Amazon discontinued the ability to create images using their SiteStripe feature and in their infinite wisdom broke all previously created images on 12/31/23. Many blogs used this feature, including this one. Expect my archives to be a hot mess of broken book cover images until I can slowly comb through 20 years of archives to make corrections.

Sunday, June 14, 2015

Dissident

Dissident by Cecilia London is the sort of book that normally is not in my wheelhouse.  The easiest way to describe this first book in a series is that it's a genre-bender.  Part dystopian thriller, part contemporary romance.  If you're a long-time reader of this blog, you'll likely have guessed correctly that it was the "dystopian" label that gave me pause.  However, I'm friendly with the author on Twitter and she's a baseball fan (Brewers for her, Tigers for me), so I thought I'd give this a whirl.  The best way I can describe the experience?  Uneven.

Caroline Gerard is a widow with two young children and a representative in Congress.  Her husband, whom she loved very much, died in an accident the previous year.  It was a shock that Caroline didn't handle all that well, but she has carried on with her work.

Into her orbit enters John "Jack" McIntyre, newly elected on the Republican side of the aisle.  Caroline campaigned for his opponent and did a little mudslinging in the process - but yeah, Jack won the election anyway.  Caroline is of the moderate We-Need-To-Work-Together school of American politics that's an endangered species these days, so she's determined to clear the air between them.  It's a bumpy apology, but eventually they become friends and then?  Something more.

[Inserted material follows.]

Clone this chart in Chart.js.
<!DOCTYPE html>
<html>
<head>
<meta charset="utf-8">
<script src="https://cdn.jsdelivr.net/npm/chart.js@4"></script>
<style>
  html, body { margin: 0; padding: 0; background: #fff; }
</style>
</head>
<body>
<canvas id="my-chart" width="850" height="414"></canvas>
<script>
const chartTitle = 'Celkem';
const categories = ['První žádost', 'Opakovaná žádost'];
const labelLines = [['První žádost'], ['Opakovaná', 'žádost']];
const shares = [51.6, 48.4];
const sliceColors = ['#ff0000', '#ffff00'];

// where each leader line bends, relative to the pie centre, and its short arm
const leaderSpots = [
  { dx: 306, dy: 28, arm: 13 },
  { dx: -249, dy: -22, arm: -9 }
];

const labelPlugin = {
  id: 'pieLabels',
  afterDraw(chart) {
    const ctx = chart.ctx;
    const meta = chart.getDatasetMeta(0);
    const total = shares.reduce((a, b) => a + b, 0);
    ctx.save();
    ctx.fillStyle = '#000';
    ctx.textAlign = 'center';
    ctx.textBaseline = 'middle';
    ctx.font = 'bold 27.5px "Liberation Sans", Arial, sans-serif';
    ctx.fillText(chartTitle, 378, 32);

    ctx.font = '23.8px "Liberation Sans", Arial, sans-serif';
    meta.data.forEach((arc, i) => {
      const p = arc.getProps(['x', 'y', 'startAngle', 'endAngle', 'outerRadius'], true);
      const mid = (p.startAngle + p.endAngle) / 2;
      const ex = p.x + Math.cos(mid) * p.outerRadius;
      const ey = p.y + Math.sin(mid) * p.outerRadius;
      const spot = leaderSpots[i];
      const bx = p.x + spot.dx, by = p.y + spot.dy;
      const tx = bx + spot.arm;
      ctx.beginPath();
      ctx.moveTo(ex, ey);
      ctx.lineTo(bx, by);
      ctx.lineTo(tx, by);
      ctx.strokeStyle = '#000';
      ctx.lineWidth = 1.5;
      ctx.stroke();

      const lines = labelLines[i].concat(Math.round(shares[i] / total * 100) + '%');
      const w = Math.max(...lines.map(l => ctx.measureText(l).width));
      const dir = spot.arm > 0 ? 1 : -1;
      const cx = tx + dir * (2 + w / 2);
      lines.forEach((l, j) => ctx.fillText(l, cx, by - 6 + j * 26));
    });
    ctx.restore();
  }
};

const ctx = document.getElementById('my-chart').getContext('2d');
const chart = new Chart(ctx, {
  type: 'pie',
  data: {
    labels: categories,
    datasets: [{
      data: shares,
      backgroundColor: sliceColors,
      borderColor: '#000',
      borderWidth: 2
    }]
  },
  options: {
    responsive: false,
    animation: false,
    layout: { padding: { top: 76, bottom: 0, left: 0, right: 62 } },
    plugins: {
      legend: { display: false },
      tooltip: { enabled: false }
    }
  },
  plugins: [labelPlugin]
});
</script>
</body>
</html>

This story is essentially told in flashbacks.  It opens with Jack and Caroline on the run.  Bad Stuff has happened in the US.  California and Texas have seceded.  The military is chasing after them because they are "dangerous" - and when they find Caroline?  She ends up in a VA hospital in a medically-induced coma.  It's while Caroline is in this coma, and her doctors are trying to keep the military from taking custody of her before she's medically cleared, that the author takes us through the courtship of Jack and Caroline. 

 Here's the thing though: I don't really care.  Intellectually, I get what the author is shooting for here.  She's building a series, and to build said series she needs to take us through the "relationship stuff" between Jack and Caroline.  Of them falling in love.  But after a while my interest waned.  They have chemistry.  They have sex.  Jack screws up.  They fight (which is actually my favorite part of their courtship - the big ol' fight at the end of the book).  What I wanted more of, and got very little of, was the hospital staff trying to keep Caroline safe, and what exactly was going on in this dystopian US. It's teased to the reader and not fleshed out, at all - presumably saved for later books in the series.  So the part of this book that I thought I was going to struggle through (the dystopian stuff) - is actually what I wanted a lot more of.

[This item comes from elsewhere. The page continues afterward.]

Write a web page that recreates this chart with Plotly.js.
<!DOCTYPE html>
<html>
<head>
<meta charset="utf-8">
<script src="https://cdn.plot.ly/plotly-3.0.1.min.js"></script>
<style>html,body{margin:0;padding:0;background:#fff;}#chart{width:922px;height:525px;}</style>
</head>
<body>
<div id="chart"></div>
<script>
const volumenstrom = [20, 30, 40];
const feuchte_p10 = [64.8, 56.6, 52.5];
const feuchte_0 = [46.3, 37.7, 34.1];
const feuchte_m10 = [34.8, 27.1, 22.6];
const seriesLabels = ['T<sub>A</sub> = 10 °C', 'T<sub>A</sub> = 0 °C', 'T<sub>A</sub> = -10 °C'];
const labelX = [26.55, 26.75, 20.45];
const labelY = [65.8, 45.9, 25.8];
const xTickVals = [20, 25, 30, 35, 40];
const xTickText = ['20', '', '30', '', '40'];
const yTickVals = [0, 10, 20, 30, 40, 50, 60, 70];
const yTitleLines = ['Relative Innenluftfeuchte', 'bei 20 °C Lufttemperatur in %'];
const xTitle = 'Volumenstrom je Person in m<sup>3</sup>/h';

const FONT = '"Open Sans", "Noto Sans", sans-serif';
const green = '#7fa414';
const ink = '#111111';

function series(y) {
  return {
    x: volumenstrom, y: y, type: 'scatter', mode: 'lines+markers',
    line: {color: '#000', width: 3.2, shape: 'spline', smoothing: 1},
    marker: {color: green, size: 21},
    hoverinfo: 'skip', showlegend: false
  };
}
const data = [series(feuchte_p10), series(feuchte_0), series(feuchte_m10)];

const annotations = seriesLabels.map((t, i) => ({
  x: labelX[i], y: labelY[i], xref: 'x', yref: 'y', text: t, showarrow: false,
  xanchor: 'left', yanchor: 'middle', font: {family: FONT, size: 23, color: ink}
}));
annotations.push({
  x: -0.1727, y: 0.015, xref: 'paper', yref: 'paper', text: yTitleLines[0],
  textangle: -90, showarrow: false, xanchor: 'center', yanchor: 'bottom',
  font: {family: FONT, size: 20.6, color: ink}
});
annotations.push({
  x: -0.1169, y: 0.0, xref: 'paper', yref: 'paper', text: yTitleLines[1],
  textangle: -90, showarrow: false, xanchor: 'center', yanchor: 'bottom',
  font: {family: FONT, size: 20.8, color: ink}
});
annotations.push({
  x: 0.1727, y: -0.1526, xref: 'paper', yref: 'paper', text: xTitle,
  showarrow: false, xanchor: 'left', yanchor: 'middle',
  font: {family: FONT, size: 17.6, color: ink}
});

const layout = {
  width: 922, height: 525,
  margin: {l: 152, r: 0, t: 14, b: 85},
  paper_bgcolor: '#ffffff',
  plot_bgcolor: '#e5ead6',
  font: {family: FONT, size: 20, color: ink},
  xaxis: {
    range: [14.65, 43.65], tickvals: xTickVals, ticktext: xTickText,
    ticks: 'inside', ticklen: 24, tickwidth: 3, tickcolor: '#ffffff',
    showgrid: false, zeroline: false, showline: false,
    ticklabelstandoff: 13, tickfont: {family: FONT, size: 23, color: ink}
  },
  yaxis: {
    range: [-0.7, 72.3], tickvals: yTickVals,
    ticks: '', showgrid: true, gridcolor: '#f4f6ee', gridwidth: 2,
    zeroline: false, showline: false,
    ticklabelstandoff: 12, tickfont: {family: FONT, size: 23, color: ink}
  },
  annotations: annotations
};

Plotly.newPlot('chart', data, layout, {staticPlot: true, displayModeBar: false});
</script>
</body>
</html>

Not helping the romance aspect was the political aspect which seemed - I don't know - like high school.  And Caroline is supposedly a Democrat but literally spends THE WHOLE BOOK being BFFs with Republicans (and in Jack's case - having sex with).  So yippee that she's a moderate all about compromise and working together to get stuff done - but every other Democrat she runs up against in this book is someone she literally cannot stand.  Caroline being BFF's with Republicans but a member of the Democratic party is actually addressed late in the book - but I don't know.  How about showing a member of Caroline's own party that she actually likes?

And then there's Jack who I found, some of the time, to be a monumental douchebag.  He has a playboy reputation.  Lots of money, lots of women, wouldn't know a committed relationship if it found a hammer and hit him upside the head.  Then he falls for Caroline and cue the love birds.  It's how he talks about his past though that really got my goat.  How he freely admits he treated the other women in his life (disposable play things), whom he and Caroline start calling "salad girls."  I've been reading romance a long time, and my roots are likely showing here - but anytime an author showcases how awesome the heroine is for the hero by taking jabs at "salad girls," my claws begin to come out. So yeah - Jack?  You're a douchebag.  Go sit in the corner.

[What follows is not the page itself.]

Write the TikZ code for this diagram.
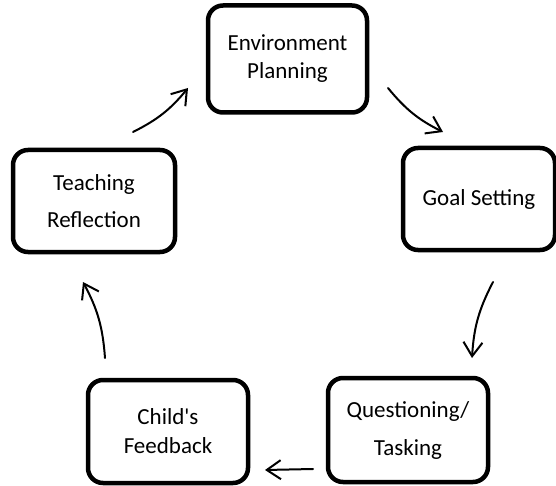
\documentclass[tikz,border=0pt]{standalone}
\usepackage{fontspec}
\setmainfont{Carlito}[Ligatures=TeXOff]
\usetikzlibrary{arrows.meta}
\begin{document}
\begin{tikzpicture}[x=1pt,y=-1pt,
  stage/.style={draw=black, line width=4.5pt, rounded corners=15pt, fill=white, align=center, inner sep=0pt},
  flow/.style={-{Straight Barb[length=14pt,width=19pt]}, line width=2pt, line cap=round},
]
\useasboundingbox (0,0) rectangle (556,486);
\node[stage, minimum width=159pt, minimum height=107pt, font=\fontsize{23}{28}\selectfont] (env) at (287.5,59) {Environment\\Planning};
\node[stage, minimum width=162pt, minimum height=102pt, font=\fontsize{23}{37}\selectfont] (teach) at (94,201) {Teaching\\Reflection};
\node[stage, minimum width=152pt, minimum height=102pt, font=\fontsize{23}{28}\selectfont] (goal) at (479,199) {Goal Setting};
\node[stage, minimum width=160pt, minimum height=103pt, font=\fontsize{23}{29}\selectfont] (child) at (168,431.5) {Child's\\Feedback};
\node[stage, minimum width=160pt, minimum height=104pt, font=\fontsize{23}{38}\selectfont] (quest) at (408,430) {Questioning/\\Tasking};
\coordinate (a1s) at (133,132); \coordinate (a1e) at (188,88);
\coordinate (a2s) at (388,88);  \coordinate (a2e) at (443,132);
\coordinate (a3s) at (493,282); \coordinate (a3e) at (472,358);
\coordinate (a4s) at (313,469); \coordinate (a4e) at (265,470);
\coordinate (a5s) at (105,358); \coordinate (a5e) at (83,282);
\draw[flow] (a1s) to[bend right=12] (a1e);
\draw[flow] (a2s) to[bend right=12] (a2e);
\draw[flow] (a3s) to[bend right=12] (a3e);
\draw[flow] (a4s) -- (a4e);
\draw[flow] (a5s) to[bend right=12] (a5e);
\end{tikzpicture}
\end{document}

So all this makes it sound like I hated this book - but no, I didn't.  I just found it uneven.  The dystopian angle is teasing all sorts of interesting possibilities and I loved the scenes in the hospital between Caroline's doctors and the military.  But the romance story line dragged on a bit too long and I was growing bored with it until the end when the author introduces that fight (great dialogue in that scene by the way). As expected (first book in series), the story ends on a cliffhanger - spurring us towards the second installment due out in August.  While I wasn't enamored with the lovey-dovey Caroline/Jack stuff, I'm intrigued by the dystopian world that the author teased me with during this first book.  So I'll be carrying on to see what happens next.

Final Grade = C

Note: At the time of this review posting, this book is free at most major retailers (I didn't check all of them folks).